Sogleich legte der 1975 in Bielefeld geborene, aber schon länger in Berlin lebende Autor mit eben jener Rasanz los, mit der er bereits vor einem halben Jahr zum Sieg beim Ingeborg-Bachmann-Wettbewerb in Klagenfurt galoppiert war, während draußen vor den großen Panoramafenstern griesgrämige Passanten durch den Scheematsch schlurften. Das Buch handelt von einem jungen Mann, Keith, und dessen schrulligem Großvater, der sich vor kurzem mit dem Auto auf den Weg nach China begeben hat, jedoch nur bis in den Westerwald kam, wo er plötzlich und unerwartet verstarb – was bis auf Keith jedoch noch niemand weiß.

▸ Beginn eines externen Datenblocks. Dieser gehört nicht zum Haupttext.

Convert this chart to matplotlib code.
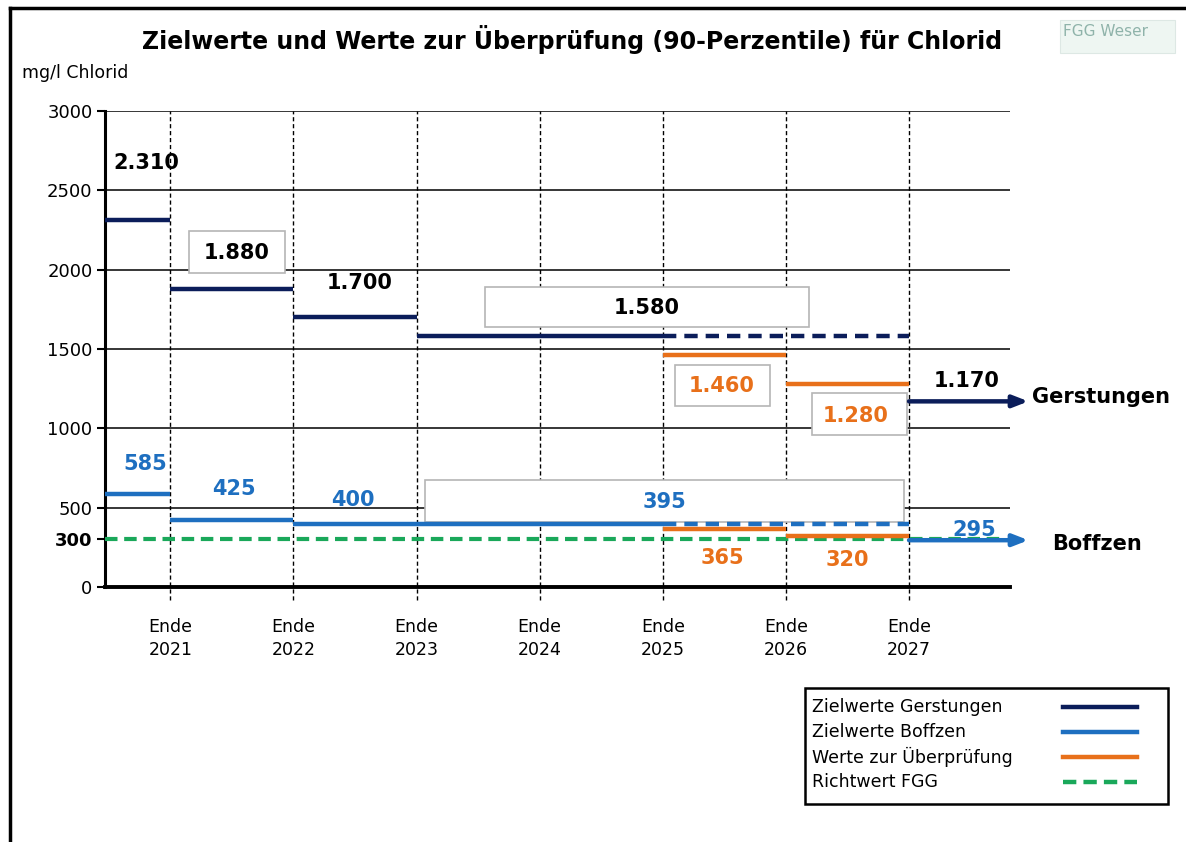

„Dass auch die vorletzte Postkarte nicht aus China kam, war leicht zu erkennen. Sie war mit einer deutschen Briefmarke frankiert, das Bild des dicken goldenen Mannes war aus irgendeinem Reiseprospekt herausgerissen und notdürftig über eine Gratispostkarte geklebt worden, eine Ecke hatte sich bereits gelöst, ein Eisbär kam darunter zum Vorschein“, las der Autor in einem Tempo, das umso deutlicher erkennen ließ, wie perfekt rhythmisiert dieser Text ist, wie gut dieses Buch eben nicht nur auf erzählerischer, sondern auch auf klanglicher Ebene funktioniert.

Vielen Dank!

Dass im Publikum so häufig und ausgiebig gelacht wurde, lag vor allem daran, dass Tilman Rammstedt ein wahrer Meister darin ist, Figuren skurril zu überzeichnen, sie plötzlich für einen Moment ins Slapstickhafte oder Groteske kippen zu lassen – vor allem den Großvater: „Meinem älteren Bruder schenkte er ständig Wein nach, auch wenn dieser betont hatte, noch fahren zu müssen, meine ältere Schwester berichtete von Kratzspuren am Kabel ihres Föhns.“

Allerdings merkte man im Verlauf der Lesung auch, dass „Der Kaiser von China“ ein zwar überaus unterhaltsames, aber eben kein grandioses Buch ist. Was ihm fehlt, ist eine gewisse Fallhöhe, die thematisch ähnliche Werke wie etwa Donald Antrims bitterböse Hommage an seine verstorbene „Mutter“ auszeichnet.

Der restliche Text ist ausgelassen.